Diese Berechnungsmethode ist jedoch nur ansetzbar, wenn die Grabenwände auf Dauer erhalten bleiben (ATV-DVWK-A 127). In der Praxis kann dies jedoch vom Unternehmen nicht sichergestellt werden, da es zukünftige Bautätigkeiten im Bereich des Kanalgrabens nicht beeinflussen kann. Auch für den Auftraggeber ist eine solche Zusage nur eingeschränkt möglich.

Fazit
Die Bedeutung der im Vorfeld getroffenen Annahmen für die Rohrstatik wird in der Praxis häufig unterschätzt. Nur wenn sichergestellt ist, dass die Eingangsgrößen der Rohrstatik den Gegebenheiten in der Praxis entsprechen, ist die Rohrstatik für die konkrete Maßnahme relevant. Die Übereinstimmung der Annahmen in der Statik mit den tatsächlichen Einbaubedingungen ist daher zu prüfen.
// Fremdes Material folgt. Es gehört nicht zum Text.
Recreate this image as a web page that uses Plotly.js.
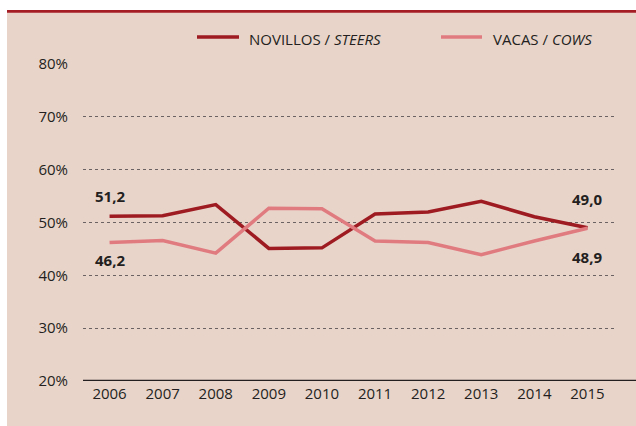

Im Rahmen der Eigenüberwachung der Unternehmen mit Gütezeichen Kanalbau RAL-GZ 961 werden Arbeitshilfen zur Verfügung gestellt, mit denen systematisch die Übermittlung der Sollwerte auf die Baustelle, die Dokumentation der Istwerte sowie der Abgleich von Soll/Ist erfolgen kann. So etwa in Form des „Leitfadens für die Eigenüberwachung AK Kanalbau in offener Bauweise“. Darüber hinaus stellt die Gütegemeinschaft Kanalbau den ausführenden Unternehmen eine Arbeitshilfe zur Beurteilung der Randbedingungen und zur Einschätzung erforderlicher, relevanter Angaben zur Verfügung. Die Durchführung der Eigenüberwachung und insbesondere die Kontrolle der Lastannahmen werden durch die Prüfingenieure bei den Baustellenbesuchen innerhalb der RAL-Gütesicherung geprüft.